Another distinction might be that the transfer there was made under 28 U.S. C. § 1406(a) rather than under 28 U.S.C. § 1404(a) as is requested here. Such a distinction, however, is without substance. It is true that the former provision has as its object remedying defects in venue while the latter merely authorizes transfers where, though venue and jurisdiction may lie, the convenience of parties and witnesses and the interest of justice make more desirable a different forum. I find no warrant however in the language of the statute or otherwise, for holding that lack of personal jurisdiction over defendants permits the granting of a transfer under one but not under the other, assuming the factors that bring each into play are present.

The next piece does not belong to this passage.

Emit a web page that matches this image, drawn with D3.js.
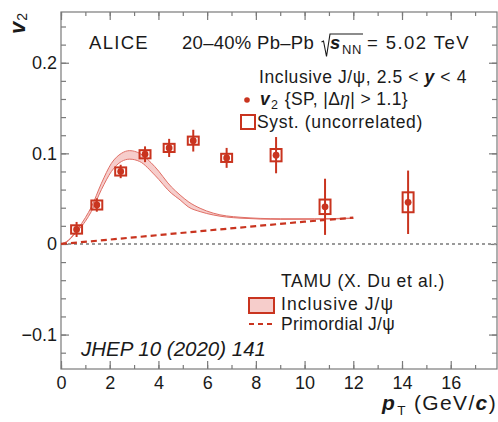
<!DOCTYPE html>
<html>
<head>
<meta charset="utf-8">
<script src="https://cdn.jsdelivr.net/npm/d3@7"></script>
<style>
  body { margin: 0; background: #fff; }
  svg text { font-family: "Liberation Sans", Arial, Helvetica, sans-serif; fill: #1a1a1a; white-space: pre; }
</style>
</head>
<body>
<svg id="chart" width="498" height="422"></svg>
<script>
// ALICE inclusive J/psi v2 vs pT (20-40%)
const ptPoints = [0.64, 1.47, 2.45, 3.45, 4.44, 5.43, 6.8, 8.83, 10.84, 14.25];
const v2Points = [0.016, 0.043, 0.080, 0.099, 0.106, 0.114, 0.095, 0.098, 0.041, 0.046];
const statErr  = [0.0083, 0.0074, 0.0074, 0.0087, 0.010, 0.012, 0.011, 0.020, 0.031, 0.035];
const systErr  = [0.0046, 0.005, 0.0045, 0.0045, 0.0045, 0.0045, 0.0045, 0.0068, 0.008, 0.011];
const systHalfWidth = 0.225;

// TAMU model, inclusive J/psi band
const bandPt = [0, 0.3, 0.5, 0.7, 1.0, 1.25, 1.66, 2.07, 2.48, 2.82, 3.23, 3.85, 4.53, 4.89, 5.22, 5.71, 6.25, 7.35, 9.0, 10.4, 12.0];
const bandHi = [0, 0.004, 0.010, 0.017, 0.029, 0.041, 0.067, 0.089, 0.100, 0.103, 0.100, 0.0854, 0.063, 0.054, 0.0468, 0.0394, 0.034, 0.0295, 0.0278, 0.0278, 0.0286];
const bandLo = [0, 0.0035, 0.009, 0.015, 0.025, 0.036, 0.060, 0.080, 0.091, 0.0936, 0.091, 0.076, 0.056, 0.0486, 0.041, 0.0357, 0.032, 0.0285, 0.0272, 0.0273, 0.0282];

// TAMU model, primordial J/psi
const primPt = [0, 2, 4, 6, 8, 10, 12];
const primV2 = [0, 0.0048, 0.0098, 0.0148, 0.0197, 0.0246, 0.0290];

const xMajor = [0, 2, 4, 6, 8, 10, 12, 14, 16];
const yMajor = [-0.1, 0, 0.1, 0.2];
const yLabels = ["\u22120.1", "0", "0.1", "0.2"];

const red = "#c9341f";
const pink = "#f6cdcb";
const axisGray = "#7a7a7a";

const svg = d3.select("#chart");
const L = 61, R = 497, T = 12, B = 369;

const x = d3.scaleLinear().domain([0, 17.9]).range([L, R]);
const y = d3.scaleLinear().domain([-0.138, 0.256]).range([B, T]);

// frame
svg.append("rect")
  .attr("x", L).attr("y", T).attr("width", R - L).attr("height", B - T)
  .attr("fill", "none").attr("stroke", axisGray).attr("stroke-width", 1.2);

// axes: major + minor ticks on all four sides
function styleAxis(g) {
  g.select(".domain").remove();
  g.selectAll(".tick line").attr("stroke", axisGray).attr("stroke-width", 1.2);
  g.selectAll(".tick text").style("font-size", "18px").attr("fill", "#1a1a1a");
}
const xMinor = d3.range(0, 18, 1);
const yMinor = d3.range(-0.12, 0.26, 0.02);

svg.append("g").attr("transform", `translate(0,${B})`)
  .call(d3.axisBottom(x).tickValues(xMinor).tickSizeInner(-4).tickSizeOuter(0).tickFormat(""))
  .call(styleAxis);
svg.append("g").attr("transform", `translate(0,${B})`)
  .call(d3.axisBottom(x).tickValues(xMajor).tickSizeInner(-8).tickSizeOuter(0).tickPadding(7).tickFormat(d3.format("d")))
  .call(styleAxis);
svg.append("g").attr("transform", `translate(0,${T})`)
  .call(d3.axisTop(x).tickValues(xMinor).tickSizeInner(-4).tickSizeOuter(0).tickFormat(""))
  .call(styleAxis);
svg.append("g").attr("transform", `translate(0,${T})`)
  .call(d3.axisTop(x).tickValues(xMajor).tickSizeInner(-8).tickSizeOuter(0).tickFormat(""))
  .call(styleAxis);

svg.append("g").attr("transform", `translate(${L},0)`)
  .call(d3.axisLeft(y).tickValues(yMinor).tickSizeInner(-5).tickSizeOuter(0).tickFormat(""))
  .call(styleAxis);
svg.append("g").attr("transform", `translate(${L},0)`)
  .call(d3.axisLeft(y).tickValues(yMajor).tickSizeInner(-8).tickSizeOuter(0).tickPadding(4)
    .tickFormat((d, i) => yLabels[i]))
  .call(styleAxis);
svg.append("g").attr("transform", `translate(${R},0)`)
  .call(d3.axisRight(y).tickValues(yMinor).tickSizeInner(-5).tickSizeOuter(0).tickFormat(""))
  .call(styleAxis);
svg.append("g").attr("transform", `translate(${R},0)`)
  .call(d3.axisRight(y).tickValues(yMajor).tickSizeInner(-8).tickSizeOuter(0).tickFormat(""))
  .call(styleAxis);

// zero line
svg.append("line")
  .attr("x1", L + 1).attr("x2", R - 1).attr("y1", y(0)).attr("y2", y(0))
  .attr("stroke", "#9a9a9a").attr("stroke-width", 2).attr("stroke-dasharray", "3,3");

// model band
const bandData = bandPt.map((p, i) => ({ p, lo: bandLo[i], hi: bandHi[i] }));
svg.append("path")
  .datum(bandData)
  .attr("fill", pink)
  .attr("d", d3.area().x(d => x(d.p)).y0(d => y(d.lo)).y1(d => y(d.hi)).curve(d3.curveMonotoneX));
["lo", "hi"].forEach(k => {
  svg.append("path")
    .datum(bandData)
    .attr("fill", "none").attr("stroke", "#e06f66").attr("stroke-width", 1)
    .attr("d", d3.line().x(d => x(d.p)).y(d => y(d[k])).curve(d3.curveMonotoneX));
});

// primordial dashed line
svg.append("path")
  .datum(primPt.map((p, i) => ({ p, v: primV2[i] })))
  .attr("fill", "none").attr("stroke", red).attr("stroke-width", 2.2)
  .attr("stroke-dasharray", "6,4")
  .attr("d", d3.line().x(d => x(d.p)).y(d => y(d.v)));

// data points
const pts = ptPoints.map((p, i) => ({ p, v: v2Points[i], s: statErr[i], sy: systErr[i] }));
const gPts = svg.append("g");
gPts.selectAll("line.stat").data(pts).join("line")
  .attr("class", "stat")
  .attr("x1", d => x(d.p)).attr("x2", d => x(d.p))
  .attr("y1", d => y(d.v - d.s)).attr("y2", d => y(d.v + d.s))
  .attr("stroke", red).attr("stroke-width", 2);
gPts.selectAll("rect.syst").data(pts).join("rect")
  .attr("class", "syst")
  .attr("x", d => x(d.p - systHalfWidth)).attr("width", d => x(d.p + systHalfWidth) - x(d.p - systHalfWidth))
  .attr("y", d => y(d.v + d.sy)).attr("height", d => y(d.v - d.sy) - y(d.v + d.sy))
  .attr("fill", "none").attr("stroke", red).attr("stroke-width", 2);
gPts.selectAll("circle").data(pts).join("circle")
  .attr("cx", d => x(d.p)).attr("cy", d => y(d.v)).attr("r", 3.4)
  .attr("fill", red);

// rich text helper: pieces placed one after another,
// optionally spaced out (letter-spacing) to fill a given width
function rich(g, x0, y0, parts, opt = {}) {
  const nodes = parts.map(p => g.append("text")
    .attr("y", y0 + (p.dy || 0))
    .style("font-size", (p.size || 16) + "px")
    .style("font-style", p.italic ? "italic" : "normal")
    .style("font-weight", p.bold ? "bold" : "normal")
    .text(p.t));
  const widths = nodes.map(n => n.node().getComputedTextLength());
  const gaps = parts.reduce((s, p) => s + (p.gap || 0), 0);
  const natural = d3.sum(widths) + gaps;
  const nch = d3.sum(parts, p => p.t.length);
  let ls = 0;
  if (opt.width) {
    ls = (opt.width - natural) / nch;
    nodes.forEach(n => n.style("letter-spacing", ls + "px"));
  }
  const total = natural + ls * nch;
  let cx = opt.anchor === "end" ? x0 - total : x0;
  const start = cx;
  nodes.forEach((n, i) => {
    cx += parts[i].gap || 0;
    n.attr("x", cx);
    cx += widths[i] + ls * parts[i].t.length;
  });
  return { start, end: cx };
}

// title
const tg = svg.append("g");
rich(tg, 89, 48.5, [{ t: "ALICE", size: 18.5 }], { width: 60 });
rich(tg, 182, 48.5, [{ t: "20\u201340% Pb\u2013Pb", size: 18.5 }], { width: 132 });
const sq0 = 321.5;
const t2 = rich(tg, 330, 48.5, [
  { t: "s", size: 18.5, bold: true, italic: true },
  { t: "NN", size: 13, dy: 5, gap: 1 }
], { width: 32 });
tg.append("path")
  .attr("d", `M${sq0},42 L${sq0 + 2},41 L${sq0 + 5},56.5 L${sq0 + 8.5},34 L${t2.end + 1},34`)
  .attr("fill", "none").attr("stroke", "#1a1a1a").attr("stroke-width", 1.1);
rich(tg, 367, 48.5, [{ t: "= 5.02 TeV", size: 18.5 }], { width: 103 });

// legend (data)
const lg = svg.append("g");
rich(lg, 259, 83, [
  { t: "Inclusive J/\u03c8, 2.5 < ", size: 17.5 },
  { t: "y", size: 17.5, bold: true, italic: true },
  { t: " < 4", size: 17.5 }
], { width: 208 });
lg.append("circle").attr("cx", 247).attr("cy", 100).attr("r", 2.8).attr("fill", red);
rich(lg, 260, 105, [
  { t: "v", size: 17.5, bold: true, italic: true },
  { t: "2", size: 12.5, dy: 4, gap: 1 },
  { t: " {SP, |\u0394", size: 17.5, gap: 1 },
  { t: "\u03b7", size: 17.5, italic: true },
  { t: "| > 1.1}", size: 17.5 }
], { width: 148 });
lg.append("rect").attr("x", 241).attr("y", 115).attr("width", 14).attr("height", 14)
  .attr("fill", "none").attr("stroke", red).attr("stroke-width", 2);
rich(lg, 257, 127.5, [{ t: "Syst. (uncorrelated)", size: 17.5 }], { width: 166 });

// legend (model)
rich(lg, 281, 287, [{ t: "TAMU (X. Du et al.)", size: 17.5 }], { width: 164 });
lg.append("rect").attr("x", 249).attr("y", 298).attr("width", 25).attr("height", 15)
  .attr("fill", pink).attr("stroke", red).attr("stroke-width", 2);
rich(lg, 281, 310, [{ t: "Inclusive J/\u03c8", size: 17.5 }], { width: 113 });
lg.append("line").attr("x1", 249).attr("x2", 275).attr("y1", 324).attr("y2", 324)
  .attr("stroke", red).attr("stroke-width", 2.2).attr("stroke-dasharray", "5,4");
rich(lg, 281, 330, [{ t: "Primordial J/\u03c8", size: 17.5 }], { width: 114 });

// reference
rich(svg, 81, 356, [{ t: "JHEP 10 (2020) 141", size: 20.5, italic: true }], { width: 185 });

// axis titles
rich(svg, 497, 410, [
  { t: "p", size: 21, bold: true, italic: true },
  { t: "T", size: 13.5, dy: 5, gap: 1 },
  { t: " (GeV/", size: 21 },
  { t: "c", size: 21, bold: true, italic: true },
  { t: ")", size: 21 }
], { anchor: "end", width: 115 });

const yt = svg.append("g").attr("transform", "translate(25,34) rotate(-90)");
rich(yt, 0, 0, [
  { t: "v", size: 22, bold: true, italic: true },
  { t: "2", size: 14, dy: 2, gap: 1 }
]);
</script>
</body>
</html>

I must, of course, concede that section 1404(a) was an embodiment of the doctrine of forum non conveniens. Ford Motor Co. v. Ryan, 2 Cir., 182 F.2d 329, 330, certiorari denied 340 U.S. 851, 71 S. Ct. 79, 95 L. Ed. 624, and that that doctrine "can never apply if there is absence of jurisdiction" and that it "presupposes at least two forums in which the defendant is amenable to process". Gulf Oil Corp. v. Gilbert, 330 U.S. 501, 504, 507, 67 S. Ct. 839, 841, 842, 91 L. Ed. 1055.

The explanation for these two requisites for the application of the doctrine of forum non conveniens probably is that in a situation such as this the doctrine would not come into play. The doctrine if applied would merely have resulted in the dismissal of the action and a plaintiff facing the likelihood of dismissal for lack of jurisdiction could find no solace in seeking the application of that doctrine. *429 Likewise a defendant who could have obtained dismissal for lack of jurisdiction over him would have no occasion to seek the application of the doctrine.

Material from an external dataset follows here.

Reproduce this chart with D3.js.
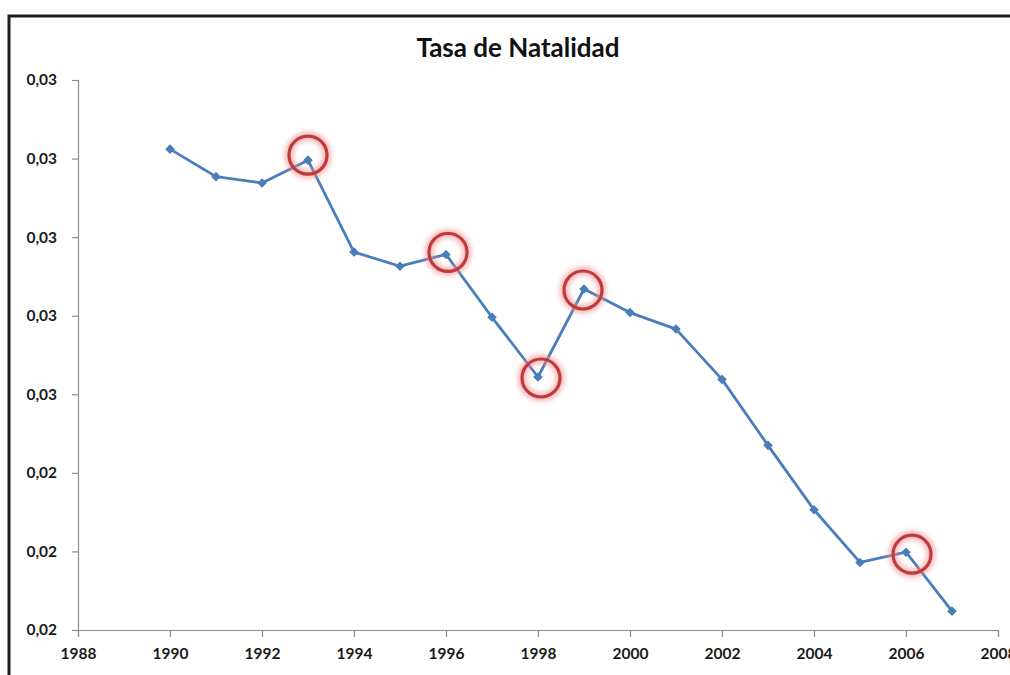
<!DOCTYPE html>
<html>
<head>
<meta charset="utf-8">
<script src="https://cdn.jsdelivr.net/npm/d3@7"></script>
<style>
  body { margin: 0; background: #fff; }
  svg { display: block; font-family: Lato, "Open Sans", sans-serif; }
</style>
</head>
<body>
<div id="chart"></div>
<script>
// datos
const years = [1990, 1991, 1992, 1993, 1994, 1995, 1996, 1997, 1998, 1999,
               2000, 2001, 2002, 2003, 2004, 2005, 2006, 2007];
const natalidad = [0.02812, 0.02777, 0.02769, 0.02798, 0.02681, 0.02663, 0.02678, 0.02598, 0.02522, 0.02634,
                   0.02604, 0.02583, 0.02519, 0.02435, 0.02353, 0.02286, 0.02299, 0.02224];
const marcados = [1993, 1996, 1998, 1999, 2006];   // años con circulo rojo

const xTicks = [1988, 1990, 1992, 1994, 1996, 1998, 2000, 2002, 2004, 2006, 2008];
const yTicks = [0.022, 0.023, 0.024, 0.025, 0.026, 0.027, 0.028, 0.029];
const yTickLabels = ["0,02", "0,02", "0,02", "0,03", "0,03", "0,03", "0,03", "0,03"];

const width = 1010, height = 675;
const margin = { top: 80, right: 12, bottom: 45, left: 78 };

// pequeño desplazamiento de los circulos respecto al punto (dibujados a mano en el original)
const nudge = { 1993: [0, -5], 1996: [2, -2], 1998: [3, 1], 1999: [-1, 1], 2006: [6, 2] };

const svg = d3.select("#chart")
    .append("svg")
    .attr("width", width)
    .attr("height", height);

const defs = svg.append("defs");
defs.append("filter")
    .attr("id", "glow")
    .attr("x", "-50%").attr("y", "-50%").attr("width", "200%").attr("height", "200%")
    .append("feGaussianBlur")
    .attr("stdDeviation", 2.5);

// marco negro
svg.append("path")
    .attr("d", `M9,${height + 5} L9,16 L${width + 5},16`)
    .attr("fill", "none")
    .attr("stroke", "#1e1e1e")
    .attr("stroke-width", 3);

const x = d3.scaleLinear()
    .domain([1988, 2008])
    .range([margin.left, 998]);

const y = d3.scaleLinear()
    .domain([0.022, 0.029])
    .range([630, margin.top]);

// titulo
svg.append("text")
    .attr("x", 518)
    .attr("y", 57)
    .attr("text-anchor", "middle")
    .style("font-size", "26px")
    .style("font-weight", "bold")
    .style("fill", "#111")
    .text("Tasa de Natalidad");

// ejes
const xAxis = svg.append("g")
    .attr("transform", `translate(0, ${y(0.022)})`)
    .call(d3.axisBottom(x).tickValues(xTicks).tickFormat(d3.format("d")).tickSizeOuter(0).tickSize(7).tickPadding(11));

const yAxis = svg.append("g")
    .attr("transform", `translate(${x(1988)}, 0)`)
    .call(d3.axisLeft(y).tickValues(yTicks).tickFormat((d, i) => yTickLabels[i]).tickSizeOuter(0).tickSize(6).tickPadding(15));

[xAxis, yAxis].forEach(g => {
    g.select(".domain").attr("stroke", "#8c8c8c").attr("stroke-width", 1.2);
    g.selectAll(".tick line").attr("stroke", "#8c8c8c").attr("stroke-width", 1.2);
    g.selectAll(".tick text")
        .style("font-size", "15.5px")
        .style("font-weight", "bold")
        .style("font-family", "Lato, 'Open Sans', sans-serif")
        .attr("fill", "#1a1a1a");
});

const puntos = years.map((yr, i) => ({ year: yr, value: natalidad[i] }));

const line = d3.line()
    .x(d => x(d.year))
    .y(d => y(d.value));

svg.append("path")
    .datum(puntos)
    .attr("d", line)
    .attr("fill", "none")
    .attr("stroke", "#4a7ebb")
    .attr("stroke-width", 2.8)
    .attr("stroke-linejoin", "round");

svg.selectAll(".marker")
    .data(puntos)
    .join("path")
    .attr("class", "marker")
    .attr("d", d3.symbol().type(d3.symbolSquare).size(46))
    .attr("transform", d => `translate(${x(d.year)}, ${y(d.value)}) rotate(45)`)
    .attr("fill", "#4a7ebb");

// circulos rojos
const ring = svg.append("g")
    .selectAll("g")
    .data(puntos.filter(d => marcados.includes(d.year)))
    .join("g")
    .attr("transform", d => `translate(${x(d.year) + nudge[d.year][0]}, ${y(d.value) + nudge[d.year][1]})`);

ring.append("circle")
    .attr("r", 19)
    .attr("fill", "none")
    .attr("stroke", "#f08c8c")
    .attr("stroke-width", 9)
    .attr("opacity", 0.6)
    .attr("filter", "url(#glow)");

ring.append("circle")
    .attr("r", 19)
    .attr("fill", "none")
    .attr("stroke", "#c0393b")
    .attr("stroke-width", 3.2);
</script>
</body>
</html>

The passage of the statutory provision, 28 U.S.C. § 1404(a), placed the problem on a different footing. Now the court has power to transfer rather than dismiss cases. Thus the fact that the doctrine of forum non conveniens would not have been applied where the court lacked jurisdiction before the enactment of the transfer provision does not require the application of the same standards where the court now has available to it machinery which could be employed to serve the interest of justice in a different situation. On the other hand, the requirement of the doctrine remains that defendant be amenable to process in the second forum, or, to make the language applicable to the new statute, the district to which the case is to be transferred. Foster-Milburn Co. v. Knight, 2 Cir., 181 F.2d 949; Rogers v. Halford, D.C.E.D.Wis., 107 F. Supp. 295; Arvidson v. Reynolds Metals Co., D.C. W.D.Wash., 107 F. Supp. 51; Cf. Anthony v. RKO Radio Pictures, D.C.S.D. N.Y., 103 F. Supp. 56.

Although I entertain serious doubts upon the matter, I will follow what the language of the Court of Appeals indicates to be the law of this Circuit and that is that a District Court has power to transfer to another district a case in which a complaint has been filed but personal jurisdiction over the defendants has not been obtained. Whether cases may arise in which it would be unreasonable, inequitable or vexatious to permit such a transfer, I need not decide. Such questions can be dealt with when they are presented. Here defendants make no contention that they will be prejudiced by the transfer or that, assuming the court has power, the transfer is not warranted under § 1404(a). I think that the convenience of parties and witnesses and the interests of justice call for the transfer and I will therefore grant the motion to transfer this case to the United States District Court for the Southern District of Texas.